• **Material**
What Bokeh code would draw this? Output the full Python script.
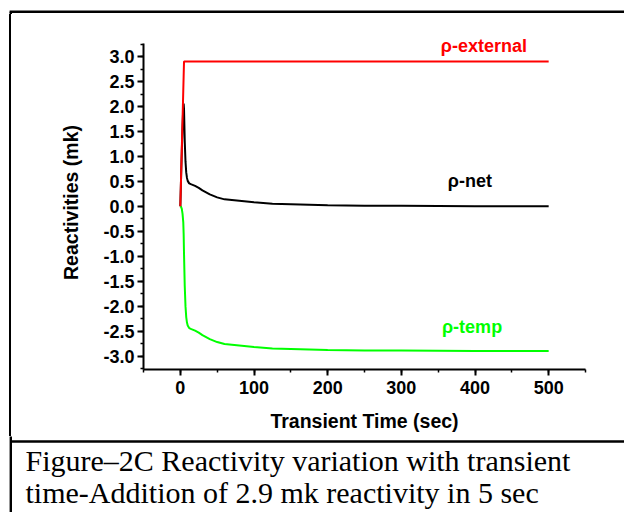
from bokeh.plotting import figure
from bokeh.layouts import column, row
from bokeh.models import (Range1d, SingleIntervalTicker, NumeralTickFormatter,
                          Label, ColumnDataSource, Div)
from bokeh.embed import file_html
from bokeh.resources import INLINE

# ---- data ----
time_s = [0, 1, 2, 3, 4, 4.5, 5, 6, 7, 8, 9, 10, 12, 15, 20, 25, 30, 40, 50,
          60, 80, 100, 125, 150, 200, 250, 300, 400, 500]
rho_external = [0, 0.58, 1.16, 1.74, 2.32, 2.61, 2.9, 2.9, 2.9, 2.9, 2.9, 2.9,
                2.9, 2.9, 2.9, 2.9, 2.9, 2.9, 2.9, 2.9, 2.9, 2.9, 2.9, 2.9,
                2.9, 2.9, 2.9, 2.9, 2.9]
rho_temp = [0, -0.01, -0.05, -0.15, -0.32, -0.55, -0.95, -1.6, -2.0, -2.22,
            -2.33, -2.39, -2.44, -2.46, -2.49, -2.53, -2.58, -2.66, -2.72,
            -2.76, -2.79, -2.82, -2.85, -2.86, -2.88, -2.89, -2.89, -2.9, -2.9]
rho_net = [0, 0.57, 1.11, 1.59, 2.0, 2.06, 1.95, 1.3, 0.9, 0.68, 0.57, 0.51,
           0.46, 0.44, 0.41, 0.37, 0.32, 0.24, 0.18, 0.14, 0.11, 0.08, 0.05,
           0.04, 0.02, 0.01, 0.01, 0.0, 0.0]

series_names = ["\u03c1-external", "\u03c1-net", "\u03c1-temp"]
series_colors = ["#ff0000", "#000000", "#00ff00"]
label_x = [412, 393, 396]
label_y = [3.22, 0.5, -2.42]

x_title = "Transient Time (sec)"
y_title = "Reactivities (mk)"
caption_lines = ["Figure\u20132C Reactivity variation with transient",
                 "time-Addition of 2.9 mk reactivity in 5 sec"]

# ---- layout sizes (page pixels) ----
TOTAL_W = 624
TOP_H = 14
MID_H = 422
CAP_H = 76
LEFT_W = 14
BORDER_X = 10.3
BORDER_TOP_Y = 11.2
BORDER_W = 2.4


def blank(w, h):
    f = figure(width=w, height=h, output_backend="svg", toolbar_location=None,
               x_range=Range1d(0, w), y_range=Range1d(h, 0),
               x_axis_type=None, y_axis_type=None, min_border=0)
    f.outline_line_color = None
    f.grid.visible = False
    f.background_fill_color = "white"
    f.border_fill_color = "white"
    return f


# top strip: top border line + start of left border
top = blank(TOTAL_W, TOP_H)
top.segment(x0=[BORDER_X - BORDER_W / 2, BORDER_X], y0=[BORDER_TOP_Y, BORDER_TOP_Y],
            x1=[TOTAL_W + 10, BORDER_X], y1=[BORDER_TOP_Y, TOP_H + 2],
            line_color="black", line_width=BORDER_W)

# left strip: left border (plain block, no text)
left = Div(text=('<div style="margin:0 0 0 %.1fpx;padding:0;width:%.1fpx;'
                 'height:%dpx;background:#000"></div>')
           % (BORDER_X - BORDER_W / 2, BORDER_W, MID_H),
           width=LEFT_W, height=MID_H, margin=0)

# ---- chart ----
FRAME_TOP = 35      # page y of plotting frame top
FRAME_BOT = 369     # page y of x-axis
PX_PER_UNIT = 49.9
Y_MIN = -3.27
p = figure(width=TOTAL_W - LEFT_W, height=MID_H, output_backend="svg",
           toolbar_location=None,
           x_range=Range1d(-50, 550),
           y_range=Range1d(Y_MIN, Y_MIN + (FRAME_BOT - FRAME_TOP) / PX_PER_UNIT),
           min_border_left=143 - LEFT_W, min_border_right=39,
           min_border_top=FRAME_TOP - TOP_H,
           min_border_bottom=TOP_H + MID_H - FRAME_BOT)
p.outline_line_color = None
p.grid.visible = False
p.background_fill_color = "white"
p.border_fill_color = "white"

src = ColumnDataSource(dict(t=time_s, ext=rho_external, net=rho_net, tmp=rho_temp))
p.line("t", "tmp", source=src, line_color=series_colors[2], line_width=2)
p.line("t", "net", source=src, line_color=series_colors[1], line_width=2)
p.line("t", "ext", source=src, line_color=series_colors[0], line_width=2)

for name, c, lx, ly in zip(series_names, series_colors, label_x, label_y):
    p.add_layout(Label(x=lx, y=ly, text=name, text_color=c, text_align="center",
                       text_baseline="middle", text_font="Liberation Sans",
                       text_font_style="bold", text_font_size="18px"))

font = "Liberation Sans"
for ax in (p.xaxis[0], p.yaxis[0]):
    ax.axis_line_width = 2
    ax.axis_line_color = "black"
    ax.major_tick_line_width = 2
    ax.minor_tick_line_width = 1.5
    ax.major_tick_line_color = "black"
    ax.minor_tick_line_color = "black"
    ax.major_tick_in = 0
    ax.minor_tick_in = 0
    ax.major_tick_out = 6
    ax.minor_tick_out = 3
    ax.major_label_text_font = font
    ax.major_label_text_font_style = "bold"
    ax.major_label_text_font_size = "18px"
    ax.major_label_text_color = "black"
    ax.axis_label_text_font = font
    ax.axis_label_text_font_style = "bold"
    ax.axis_label_text_font_size = "19.5px"
    ax.axis_label_text_color = "black"

p.xaxis.ticker = SingleIntervalTicker(interval=100, num_minor_ticks=2)
p.yaxis.ticker = SingleIntervalTicker(interval=0.5, num_minor_ticks=2)
p.yaxis.formatter = NumeralTickFormatter(format="0.0")
p.xaxis.bounds = (-50, 550)
p.yaxis.bounds = (-3.27, 3.27)
p.xaxis.axis_label = x_title
p.yaxis.axis_label = y_title
p.xaxis.major_label_standoff = 5
p.yaxis.major_label_standoff = 3
p.xaxis.axis_label_standoff = 13
p.yaxis.axis_label_standoff = 18

# ---- caption strip: separator, left border, caption text ----
cap = blank(TOTAL_W, CAP_H)
Y0 = TOP_H + MID_H
SEP_Y = 441 - Y0
cap.segment(x0=[BORDER_X, BORDER_X], y0=[-2, SEP_Y], x1=[BORDER_X, TOTAL_W + 10],
            y1=[CAP_H + 2, SEP_Y], line_color="black", line_width=BORDER_W)
caption_centers = [460, 492]   # vertical centres of the caption lines (page px)
for line, yc in zip(caption_lines, caption_centers):
    cap.add_layout(Label(x=25, y=yc - Y0, text=line, text_font="Liberation Serif",
                         text_font_size="30px", text_color="black",
                         text_baseline="middle", text_align="left"))

layout = column(top, row(left, p, spacing=0), cap, spacing=0)
open("out.html", "w").write(file_html(layout, INLINE))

• **Exercise aim**
Repeat the material above in full and exactly, omitting the pictures.

• **The reply**
What Bokeh code would draw this? Output the full Python script.
from bokeh.plotting import figure
from bokeh.layouts import column, row
from bokeh.models import (Range1d, SingleIntervalTicker, NumeralTickFormatter,
                          Label, ColumnDataSource, Div)
from bokeh.embed import file_html
from bokeh.resources import INLINE

# ---- data ----
time_s = [0, 1, 2, 3, 4, 4.5, 5, 6, 7, 8, 9, 10, 12, 15, 20, 25, 30, 40, 50,
          60, 80, 100, 125, 150, 200, 250, 300, 400, 500]
rho_external = [0, 0.58, 1.16, 1.74, 2.32, 2.61, 2.9, 2.9, 2.9, 2.9, 2.9, 2.9,
                2.9, 2.9, 2.9, 2.9, 2.9, 2.9, 2.9, 2.9, 2.9, 2.9, 2.9, 2.9,
                2.9, 2.9, 2.9, 2.9, 2.9]
rho_temp = [0, -0.01, -0.05, -0.15, -0.32, -0.55, -0.95, -1.6, -2.0, -2.22,
            -2.33, -2.39, -2.44, -2.46, -2.49, -2.53, -2.58, -2.66, -2.72,
            -2.76, -2.79, -2.82, -2.85, -2.86, -2.88, -2.89, -2.89, -2.9, -2.9]
rho_net = [0, 0.57, 1.11, 1.59, 2.0, 2.06, 1.95, 1.3, 0.9, 0.68, 0.57, 0.51,
           0.46, 0.44, 0.41, 0.37, 0.32, 0.24, 0.18, 0.14, 0.11, 0.08, 0.05,
           0.04, 0.02, 0.01, 0.01, 0.0, 0.0]

series_names = ["\u03c1-external", "\u03c1-net", "\u03c1-temp"]
series_colors = ["#ff0000", "#000000", "#00ff00"]
label_x = [412, 393, 396]
label_y = [3.22, 0.5, -2.42]

x_title = "Transient Time (sec)"
y_title = "Reactivities (mk)"
caption_lines = ["Figure\u20132C Reactivity variation with transient",
                 "time-Addition of 2.9 mk reactivity in 5 sec"]

# ---- layout sizes (page pixels) ----
TOTAL_W = 624
TOP_H = 14
MID_H = 422
CAP_H = 76
LEFT_W = 14
BORDER_X = 10.3
BORDER_TOP_Y = 11.2
BORDER_W = 2.4


def blank(w, h):
    f = figure(width=w, height=h, output_backend="svg", toolbar_location=None,
               x_range=Range1d(0, w), y_range=Range1d(h, 0),
               x_axis_type=None, y_axis_type=None, min_border=0)
    f.outline_line_color = None
    f.grid.visible = False
    f.background_fill_color = "white"
    f.border_fill_color = "white"
    return f


# top strip: top border line + start of left border
top = blank(TOTAL_W, TOP_H)
top.segment(x0=[BORDER_X - BORDER_W / 2, BORDER_X], y0=[BORDER_TOP_Y, BORDER_TOP_Y],
            x1=[TOTAL_W + 10, BORDER_X], y1=[BORDER_TOP_Y, TOP_H + 2],
            line_color="black", line_width=BORDER_W)

# left strip: left border (plain block, no text)
left = Div(text=('<div style="margin:0 0 0 %.1fpx;padding:0;width:%.1fpx;'
                 'height:%dpx;background:#000"></div>')
           % (BORDER_X - BORDER_W / 2, BORDER_W, MID_H),
           width=LEFT_W, height=MID_H, margin=0)

# ---- chart ----
FRAME_TOP = 35      # page y of plotting frame top
FRAME_BOT = 369     # page y of x-axis
PX_PER_UNIT = 49.9
Y_MIN = -3.27
p = figure(width=TOTAL_W - LEFT_W, height=MID_H, output_backend="svg",
           toolbar_location=None,
           x_range=Range1d(-50, 550),
           y_range=Range1d(Y_MIN, Y_MIN + (FRAME_BOT - FRAME_TOP) / PX_PER_UNIT),
           min_border_left=143 - LEFT_W, min_border_right=39,
           min_border_top=FRAME_TOP - TOP_H,
           min_border_bottom=TOP_H + MID_H - FRAME_BOT)
p.outline_line_color = None
p.grid.visible = False
p.background_fill_color = "white"
p.border_fill_color = "white"

src = ColumnDataSource(dict(t=time_s, ext=rho_external, net=rho_net, tmp=rho_temp))
p.line("t", "tmp", source=src, line_color=series_colors[2], line_width=2)
p.line("t", "net", source=src, line_color=series_colors[1], line_width=2)
p.line("t", "ext", source=src, line_color=series_colors[0], line_width=2)

for name, c, lx, ly in zip(series_names, series_colors, label_x, label_y):
    p.add_layout(Label(x=lx, y=ly, text=name, text_color=c, text_align="center",
                       text_baseline="middle", text_font="Liberation Sans",
                       text_font_style="bold", text_font_size="18px"))

font = "Liberation Sans"
for ax in (p.xaxis[0], p.yaxis[0]):
    ax.axis_line_width = 2
    ax.axis_line_color = "black"
    ax.major_tick_line_width = 2
    ax.minor_tick_line_width = 1.5
    ax.major_tick_line_color = "black"
    ax.minor_tick_line_color = "black"
    ax.major_tick_in = 0
    ax.minor_tick_in = 0
    ax.major_tick_out = 6
    ax.minor_tick_out = 3
    ax.major_label_text_font = font
    ax.major_label_text_font_style = "bold"
    ax.major_label_text_font_size = "18px"
    ax.major_label_text_color = "black"
    ax.axis_label_text_font = font
    ax.axis_label_text_font_style = "bold"
    ax.axis_label_text_font_size = "19.5px"
    ax.axis_label_text_color = "black"

p.xaxis.ticker = SingleIntervalTicker(interval=100, num_minor_ticks=2)
p.yaxis.ticker = SingleIntervalTicker(interval=0.5, num_minor_ticks=2)
p.yaxis.formatter = NumeralTickFormatter(format="0.0")
p.xaxis.bounds = (-50, 550)
p.yaxis.bounds = (-3.27, 3.27)
p.xaxis.axis_label = x_title
p.yaxis.axis_label = y_title
p.xaxis.major_label_standoff = 5
p.yaxis.major_label_standoff = 3
p.xaxis.axis_label_standoff = 13
p.yaxis.axis_label_standoff = 18

# ---- caption strip: separator, left border, caption text ----
cap = blank(TOTAL_W, CAP_H)
Y0 = TOP_H + MID_H
SEP_Y = 441 - Y0
cap.segment(x0=[BORDER_X, BORDER_X], y0=[-2, SEP_Y], x1=[BORDER_X, TOTAL_W + 10],
            y1=[CAP_H + 2, SEP_Y], line_color="black", line_width=BORDER_W)
caption_centers = [460, 492]   # vertical centres of the caption lines (page px)
for line, yc in zip(caption_lines, caption_centers):
    cap.add_layout(Label(x=25, y=yc - Y0, text=line, text_font="Liberation Serif",
                         text_font_size="30px", text_color="black",
                         text_baseline="middle", text_align="left"))

layout = column(top, row(left, p, spacing=0), cap, spacing=0)
open("out.html", "w").write(file_html(layout, INLINE))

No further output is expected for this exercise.